Rensselaer Semi-Weekly Republican, Volume 36, Number 95, Rensselaer, Jasper County, 22 July 1904 — STORM HAVOC AT THE FAIR. [ARTICLE]

STORM HAVOC AT THE FAIR.

Thousands Are Drenched and the Pike Is Damaged. Sweeping down from the north against the heat* and humidity that made St Louis a dead center of atmospheric stagnation last week, a terrific storm of cold wind and hail wrought death and havoc in the world’s fair city Monday afternoon. The icy gale struck the exposition at a time when the grounds were thronged with sightseers and threw the visitors Into a panic. Thousands who were within a few steps of the buildings or just outside -the attractions on the Pike were drenched by the sudden downpour.

The storm swooped down at the rate of sixty-five miles an hour, driving its hail missiles with the velocity of bullets. It ripped into the .barnlike exposition structures and shook them until the Jefferson Guards were ordered to lock the immense doors in order that the wind might not raise the roofs. The rain came down in torrents, turning the "cascades” into a Niagara, bringing the lagoon almost to a level with the lawns and causing the electric launches and gondolas to put hurriedly for port. Strong gusts struck the canvas mountains on the Pike and blew over some of the gigantic painted boulders that tower over the restaurant in the Tyrolean Alps —known to visitors as the “Petroleum Alps.” Jerusalem was shaken to its foundations.
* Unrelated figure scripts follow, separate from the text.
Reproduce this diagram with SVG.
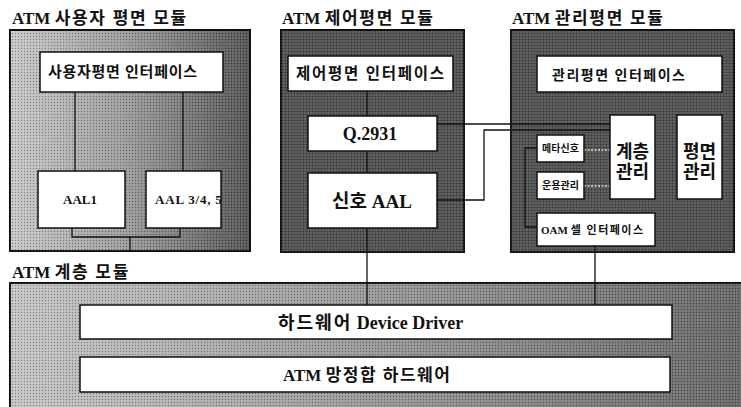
<svg xmlns="http://www.w3.org/2000/svg" width="741" height="407" viewBox="0 0 741 407">
<defs>
<linearGradient id="gUser" x1="0" y1="0" x2="1" y2="0">
<stop offset="0" stop-color="#c8c8c8"/><stop offset="0.5" stop-color="#9a9a9a"/><stop offset="1" stop-color="#555"/>
</linearGradient>
<linearGradient id="gLayer" x1="0" y1="0" x2="1" y2="0">
<stop offset="0" stop-color="#c4c4c4"/><stop offset="0.45" stop-color="#9c9c9c"/><stop offset="1" stop-color="#666"/>
</linearGradient>
<pattern id="dots" width="3" height="3" patternUnits="userSpaceOnUse">
<rect x="0" y="0" width="1" height="1" fill="#000" opacity="0.35"/>
<rect x="1.5" y="1.5" width="1" height="1" fill="#fff" opacity="0.35"/>
</pattern>
<clipPath id="clip345"><rect x="146" y="171" width="75" height="57"/></clipPath>
</defs>
<style>
.mod{stroke:#111;stroke-width:2}
.box{fill:#fff;stroke:#111;stroke-width:1.5}
.t{font-family:"Liberation Serif","Noto Sans CJK KR",serif;font-weight:bold;fill:#111}
.title{font-size:17px}
.ko{letter-spacing:1.7px}
.c{text-anchor:middle}
.ln{fill:none;stroke:#111;stroke-width:1.3}
.dot{fill:none;stroke:#ddd;stroke-width:1.5;stroke-dasharray:2 1.5}
</style>

<g id="user-module">
<text class="t title" x="12" y="24">ATM <tspan class="ko">사용자 평면 모듈</tspan></text>
<rect class="mod" x="10" y="30" width="240" height="221" fill="url(#gUser)"/>
<rect x="10" y="30" width="240" height="221" fill="url(#dots)"/>
</g>
<g id="control-module">
<text class="t title" x="282" y="24">ATM <tspan class="ko">제어평면 모듈</tspan></text>
<rect class="mod" x="281" y="30" width="183" height="222" fill="#505050"/>
<rect x="281" y="30" width="183" height="222" fill="url(#dots)"/>
</g>
<g id="mgmt-module">
<text class="t title" x="512" y="24">ATM <tspan class="ko">관리평면 모듈</tspan></text>
<rect class="mod" x="511" y="30" width="223" height="222" fill="#505050"/>
<rect x="511" y="30" width="223" height="222" fill="url(#dots)"/>
</g>
<g id="layer-module">
<text class="t title" x="12" y="278">ATM <tspan class="ko">계층 모듈</tspan></text>
<rect class="mod" x="10" y="283" width="740" height="130" fill="url(#gLayer)"/>
<rect x="10" y="283" width="740" height="130" fill="url(#dots)"/>
</g>

<g id="connectors">
<path class="ln" d="M75 92V171M183 92V171"/>
<path class="ln" d="M72 228V237H180V228M130 237V251"/>
<path class="ln" d="M367 91V116" stroke="#333"/>
<path class="ln" d="M367 151V173" stroke="#333"/>
<path class="ln" d="M367 228V305"/>
<path class="ln" d="M595 246V305"/>
<path class="ln" d="M437 124H610"/>
<path class="ln" d="M437 200H484V130H610"/>
<path class="ln" d="M537 148H525V227H537" stroke-width="2"/>
<path class="dot" d="M584 150H610M584 186H610"/>
</g>

<g id="user-interface"><rect class="box" x="40" y="52" width="183" height="40"/><text class="t" x="48" y="77" font-size="15" textLength="149" lengthAdjust="spacing">사용자평면 인터페이스</text></g>
<g id="aal1"><rect class="box" x="38" y="171" width="87" height="57"/><text class="t c" x="80" y="204" font-size="13">AAL1</text></g>
<g id="aal345"><rect class="box" x="146" y="171" width="75" height="57"/><text class="t" x="155" y="204" font-size="13" letter-spacing="0.8" clip-path="url(#clip345)">AAL 3/4, 5</text></g>

<g id="control-interface"><rect class="box" x="288" y="56" width="165" height="35"/><text class="t" x="296" y="79" font-size="15.5" textLength="148" lengthAdjust="spacing">제어평면 인터페이스</text></g>
<g id="q2931"><rect class="box" x="308" y="116" width="129" height="35"/><text class="t c" x="370" y="140" font-size="18">Q.2931</text></g>
<g id="signal-aal"><rect class="box" x="308" y="173" width="129" height="55"/><text class="t c" x="372" y="208" font-size="19">신호 AAL</text></g>

<g id="mgmt-interface"><rect class="box" x="537" y="56" width="185" height="36"/><text class="t" x="552" y="80" font-size="14" textLength="133" lengthAdjust="spacing">관리평면 인터페이스</text></g>
<g id="layer-mgmt"><rect class="box" x="610" y="115" width="45" height="84"/><text class="t c" x="632.5" y="158" font-size="18">계층</text><text class="t c" x="632.5" y="178" font-size="18">관리</text></g>
<g id="plane-mgmt"><rect class="box" x="677" y="115" width="45" height="84"/><text class="t c" x="699.5" y="158" font-size="18">평면</text><text class="t c" x="699.5" y="178" font-size="18">관리</text></g>
<g id="meta-signal"><rect class="box" x="537" y="135" width="47" height="27"/><text class="t c" x="560.5" y="152" font-size="10">메타신호</text></g>
<g id="ops-mgmt"><rect class="box" x="537" y="172" width="47" height="27"/><text class="t c" x="560.5" y="189" font-size="10">운용관리</text></g>
<g id="oam-interface"><rect class="box" x="537" y="213" width="118" height="33"/><text class="t" x="541" y="234" font-size="11">OAM <tspan letter-spacing="1.5">셀 인터페이스</tspan></text></g>

<g id="device-driver"><rect class="box" x="80" y="305" width="592" height="34"/><text class="t" x="278" y="329" font-size="18"><tspan letter-spacing="2">하드웨어</tspan> Device Driver</text></g>
<g id="network-hw"><rect class="box" x="80" y="357" width="590" height="35"/><text class="t" x="283" y="381" font-size="17">ATM <tspan letter-spacing="1.5">망정합 하드웨어</tspan></text></g>
</svg>
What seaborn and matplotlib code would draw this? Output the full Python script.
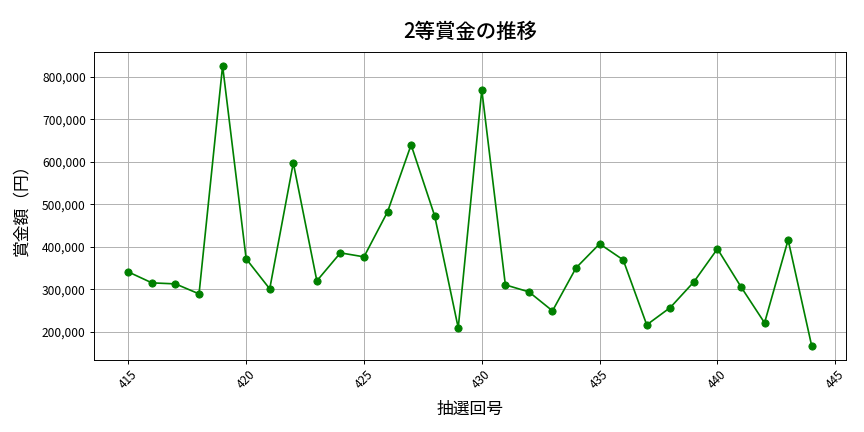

The storm had died to a velocity of forty-eight miles an hour when it struck the center of St Louis, but it still retained strength enough to blow twelve barges across the river and to send several river packets crashing against the stone levees. Twenty-five houses in Twenty-second street were unroofed, and the steeple of the North Presbyterian Church was blown into the front of a grocery store. Plate glass windows were broken like egg shells, and telephone and telegraph wires were carried away for miles. Five persons were injured, and Thomas O’Toole was struck by lightning near his home and instantly killed. Five persons who lived in houseboats in the river are not accounted for and may have been drowned. A panic occurred at the Union race track. When the storm was at its worst 3,000 men, women and children were running wildly about the grand stand seeking shelter. A bolt of lightning struck near the stand, but no one waa injured.